Health insurance premiums in Ghana

In a recent report, Oxfam claims that enrollment figures reported by the National Health Insurance Agency (NHIA) in Ghana are exaggerated – that the figure is not 65% (apparently, the enrollment data is a cumulative one, which is clearly a wrong estimate for the numbers enrolled at a given time – refer pages 58 – 61 of this report) as reported by NHIA, but more closer to the 18%, as found by the researchers in this study. This difference looks quite extreme and the truth may be somewhere in between. But the authors are confident enough about their numbers to spar with other donors (mostly, the World Bank), accusing them of misrepresenting the programme as a great success and recommending them to other developing countries without really having a fair basis to make such claims.

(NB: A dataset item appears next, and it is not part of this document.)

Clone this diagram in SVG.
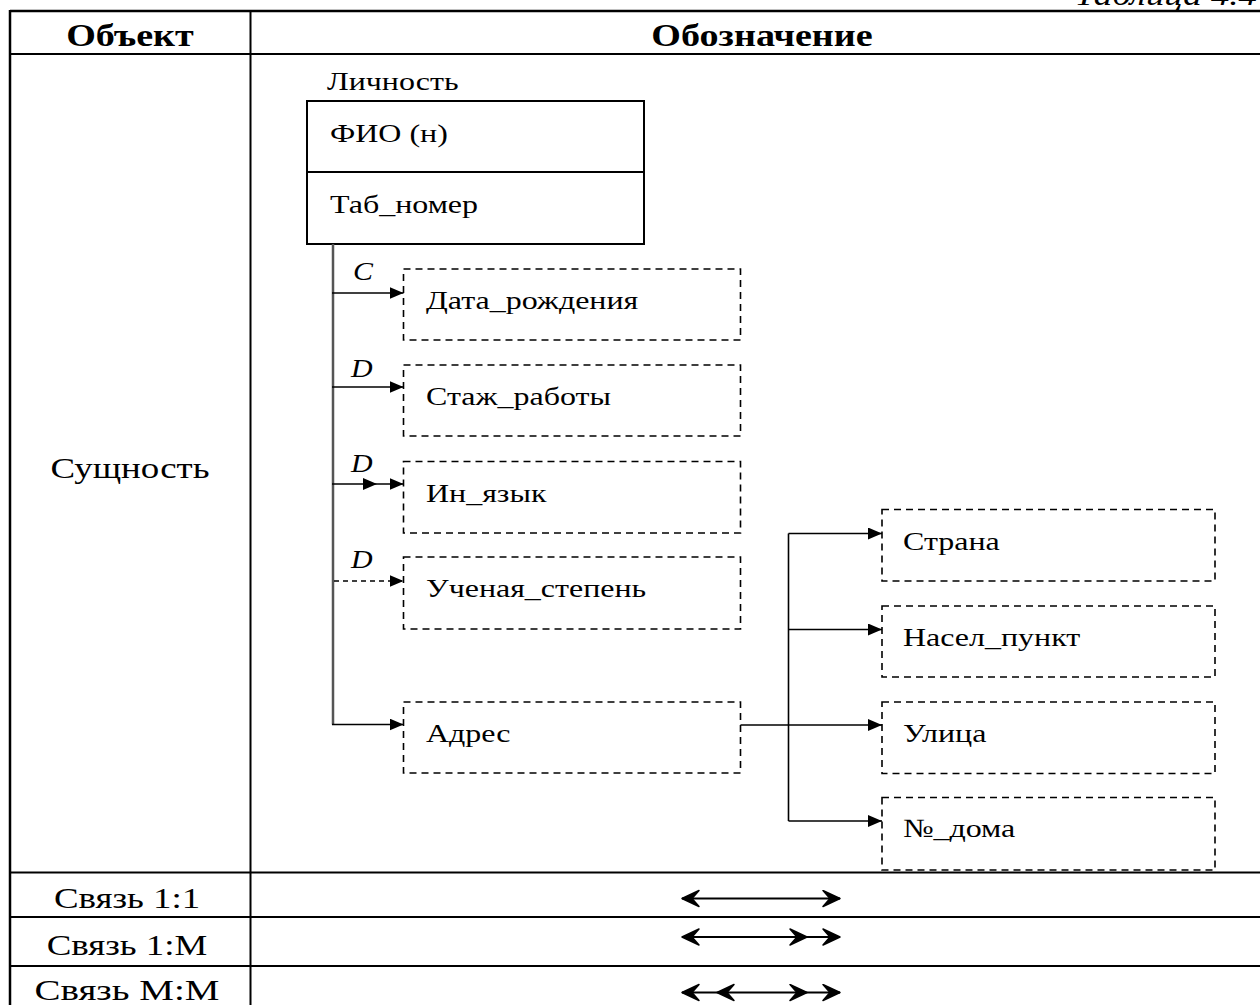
<svg xmlns="http://www.w3.org/2000/svg" width="1260" height="1005" viewBox="0 0 1260 1005">
  <style>
    .t { font-family: "Liberation Serif", "DejaVu Serif", serif; fill: #000; }
    .hdr { font-size: 31px; font-weight: bold; }
    .cell { font-size: 30px; }
    .lbl { font-size: 26px; }
    .tag { font-size: 26px; font-style: italic; }
    .grid { stroke: #000; stroke-width: 2; fill: none; }
    .entity { fill: #fff; stroke: #000; stroke-width: 2; }
    .attr { fill: #fff; stroke: #000; stroke-width: 1.6; stroke-dasharray: 7 5; }
    .trunk { stroke: #555; stroke-width: 2.5; fill: none; }
    .link { stroke: #000; stroke-width: 1.6; fill: none; }
    .rel { stroke: #000; stroke-width: 2.2; fill: none; }
  </style>
  <defs>
    <marker id="tri" markerUnits="userSpaceOnUse" markerWidth="15" markerHeight="13" refX="14" refY="6" orient="auto">
      <path d="M0,0 L14,6 L0,12 Z" fill="#000"/>
    </marker>
    <marker id="stealth" markerUnits="userSpaceOnUse" markerWidth="22" markerHeight="20" refX="19" refY="9" orient="auto">
      <path d="M19,9 L2,1 L9,9 L2,17 Z" fill="#000" stroke="#000" stroke-width="1.5" stroke-linejoin="round"/>
    </marker>
  </defs>

  <rect width="1260" height="1005" fill="#fff"/>

  <!-- table caption, cut by the page edge -->
  <g transform="translate(1257 5) scale(1.23 1)">
    <text class="t tag" text-anchor="end" style="font-size:30px">Таблица 4.4</text>
  </g>

  <!-- table grid -->
  <g id="table">
    <line class="grid" x1="10" y1="11" x2="1260" y2="11" style="stroke-width:2.5"/>
    <line class="grid" x1="10" y1="54" x2="1260" y2="54"/>
    <line class="grid" x1="10" y1="872.5" x2="1260" y2="872.5"/>
    <line class="grid" x1="10" y1="917" x2="1260" y2="917"/>
    <line class="grid" x1="10" y1="966" x2="1260" y2="966"/>
    <line class="grid" x1="10" y1="10" x2="10" y2="1005" style="stroke-width:2.5"/>
    <line class="grid" x1="250.5" y1="11" x2="250.5" y2="1005"/>
  </g>

  <!-- table text -->
  <g id="headers">
    <g transform="translate(130 46) scale(1.23 1)"><text class="t hdr" text-anchor="middle">Объект</text></g>
    <g transform="translate(762 46) scale(1.23 1)"><text class="t hdr" text-anchor="middle">Обозначение</text></g>
    <g transform="translate(130 478) scale(1.23 1)"><text class="t cell" text-anchor="middle">Сущность</text></g>
    <g transform="translate(127 908) scale(1.23 1)"><text class="t cell" text-anchor="middle">Связь 1:1</text></g>
    <g transform="translate(127 955) scale(1.23 1)"><text class="t cell" text-anchor="middle">Связь 1:M</text></g>
    <g transform="translate(127 1000) scale(1.3 1)"><text class="t cell" text-anchor="middle">Связь M:M</text></g>
  </g>

  <!-- entity Личность -->
  <g id="lichnost">
    <g transform="translate(327 90) scale(1.23 1)"><text class="t lbl">Личность</text></g>
    <rect class="entity" x="307" y="101" width="337" height="143"/>
    <line class="grid" x1="307" y1="172" x2="644" y2="172"/>
    <g transform="translate(330 142) scale(1.23 1)"><text class="t lbl">ФИО (н)</text></g>
    <g transform="translate(330 213) scale(1.23 1)"><text class="t lbl">Таб_номер</text></g>
  </g>

  <!-- attributes -->
  <g id="data-rozhdeniya">
    <rect class="attr" x="403.5" y="269" width="337" height="71"/>
    <g transform="translate(426 309) scale(1.23 1)"><text class="t lbl">Дата_рождения</text></g>
  </g>
  <g id="stazh-raboty">
    <rect class="attr" x="403.5" y="365" width="337" height="71"/>
    <g transform="translate(426 405) scale(1.23 1)"><text class="t lbl">Стаж_работы</text></g>
  </g>
  <g id="in-yazyk">
    <rect class="attr" x="403.5" y="461.5" width="337" height="71.5"/>
    <g transform="translate(426 501.5) scale(1.23 1)"><text class="t lbl">Ин_язык</text></g>
  </g>
  <g id="uchenaya-stepen">
    <rect class="attr" x="403.5" y="557" width="337" height="72"/>
    <g transform="translate(426 596.5) scale(1.23 1)"><text class="t lbl">Ученая_степень</text></g>
  </g>
  <g id="adres">
    <rect class="attr" x="403.5" y="702" width="337" height="71"/>
    <g transform="translate(426 741.5) scale(1.23 1)"><text class="t lbl">Адрес</text></g>
  </g>
  <g id="strana">
    <rect class="attr" x="882" y="509.5" width="333" height="71.5"/>
    <g transform="translate(903 550) scale(1.23 1)"><text class="t lbl">Страна</text></g>
  </g>
  <g id="nasel-punkt">
    <rect class="attr" x="882" y="606" width="333" height="71"/>
    <g transform="translate(903 645.5) scale(1.23 1)"><text class="t lbl">Насел_пункт</text></g>
  </g>
  <g id="ulitsa">
    <rect class="attr" x="882" y="702" width="333" height="71.5"/>
    <g transform="translate(903 741.5) scale(1.23 1)"><text class="t lbl">Улица</text></g>
  </g>
  <g id="nomer-doma">
    <rect class="attr" x="882" y="797.5" width="333" height="72.5"/>
    <g transform="translate(903 836.5) scale(1.23 1)"><text class="t lbl">№_дома</text></g>
  </g>

  <!-- relationship-type labels on the attribute links -->
  <g id="link-tags">
    <g transform="translate(353 280) scale(1.15 1)"><text class="t tag">C</text></g>
    <g transform="translate(351 377) scale(1.15 1)"><text class="t tag">D</text></g>
    <g transform="translate(351 472) scale(1.15 1)"><text class="t tag">D</text></g>
    <g transform="translate(351 568) scale(1.15 1)"><text class="t tag">D</text></g>
  </g>

  <!-- connectors -->
  <g id="connectors">
    <polyline class="trunk" points="333,244 333,724.5"/>
    <line class="link" x1="332" y1="293" x2="403.5" y2="293" marker-end="url(#tri)"/>
    <line class="link" x1="332" y1="387" x2="403.5" y2="387" marker-end="url(#tri)"/>
    <polyline class="link" points="332,484 377,484 403.5,484" marker-mid="url(#tri)" marker-end="url(#tri)"/>
    <line class="link" x1="334" y1="581" x2="403.5" y2="581" stroke-dasharray="5 4" marker-end="url(#tri)"/>
    <line class="link" x1="332" y1="724.5" x2="403.5" y2="724.5" marker-end="url(#tri)"/>

    <line class="link" x1="740.5" y1="725" x2="882" y2="725" marker-end="url(#tri)"/>
    <line class="link" x1="788.5" y1="533.5" x2="788.5" y2="821"/>
    <line class="link" x1="788.5" y1="533.5" x2="882" y2="533.5" marker-end="url(#tri)"/>
    <line class="link" x1="788.5" y1="629.5" x2="882" y2="629.5" marker-end="url(#tri)"/>
    <line class="link" x1="788.5" y1="821" x2="882" y2="821" marker-end="url(#tri)"/>

    <!-- notation for relationship types -->
    <line class="rel" x1="761" y1="898.5" x2="682" y2="898.5" marker-end="url(#stealth)"/>
    <line class="rel" x1="761" y1="898.5" x2="840" y2="898.5" marker-end="url(#stealth)"/>

    <line class="rel" x1="761" y1="937" x2="682" y2="937" marker-end="url(#stealth)"/>
    <polyline class="rel" points="761,937 807,937 840,937" marker-mid="url(#stealth)" marker-end="url(#stealth)"/>

    <polyline class="rel" points="761,992.5 717,992.5 682,992.5" marker-mid="url(#stealth)" marker-end="url(#stealth)"/>
    <polyline class="rel" points="761,992.5 807,992.5 840,992.5" marker-mid="url(#stealth)" marker-end="url(#stealth)"/>
  </g>
</svg>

The report claims that the insurance premium required for registration is a major barrier for the poor. The insurance premium varies from region to region and according to socio-economic status. They also point out that the access to insurance has been inequitable, since 64% of the richest quintile and just 29% of the poorest quintile are registered with the scheme – again, based on a 2008 government survey, which is likely to be dated. Its another story though, that almost all my Ghanaian colleagues say they would not use NHIS even if they were enrolled because the service is shoddy and they are made to wait in long queues if they wanted to avail of the insurance.

The scheme itself, as it started, was an attempt to move away from prohibitive user-fees towards a cost-sharing model, where citizens have to enroll by paying an annual premium. One can draw lessons from the research/literature on free distribution v/s cost-sharing. Research findings from field experiments by JPAL/IPA suggests that the benefits of cost-sharing on usage are at best unclear, while they do often tend to result in the a significant drop in demand for these products, leading to the exclusion of those who probably need the product/service the most. This is relevant especially for public health products that have proven positive externalities. Some of these products succeed only if they protect the entire population in a community and in that situation, a cost-sharing model which dampens demand may be an ineffective strategy (even if it increases appropriate usage among those who take-up the product). 

This report on the NHIS seems to strengthen these findings in general. If premiums are restricting coverage and are also not substantial enough to as a source of revenue, why bother? In this report, the authors recommend that these fees should be abolished in order to make the NHIS truly universal. In any case, the cost recovered from premiums collected does not make a substantial difference to the health expenditure in the country. The report also rightly calls out to the government to increase investment in health infrastructure – which is a necessary complement to any health insurance scheme, especially when  governments aim for universal coverage. 

Post-script – 

The World Bank responds here

Ishac Diwan, the World Bank’s country director for Ghana, says that Oxfam’s 18% coverage figure “is extremely surprising”. All the figures he has seen put it at around 40% to 60%. “If it was 18%, it would be terrible,” he says.

He also denies that the Bank is touting Ghana as an example for the whole of the developing world to follow. In Sierra Leone, for instance, “where some UN people have called for an insurance system, we have been against it”. But, he says, “the health system is something that is extremely defined by globalisation. When nurses and doctors are attracted abroad, adding private sector solutions is really important.” Essentially, insurance schemes which allow the private sector as well as public sector to flourish are good for middle and high income countries, he believes.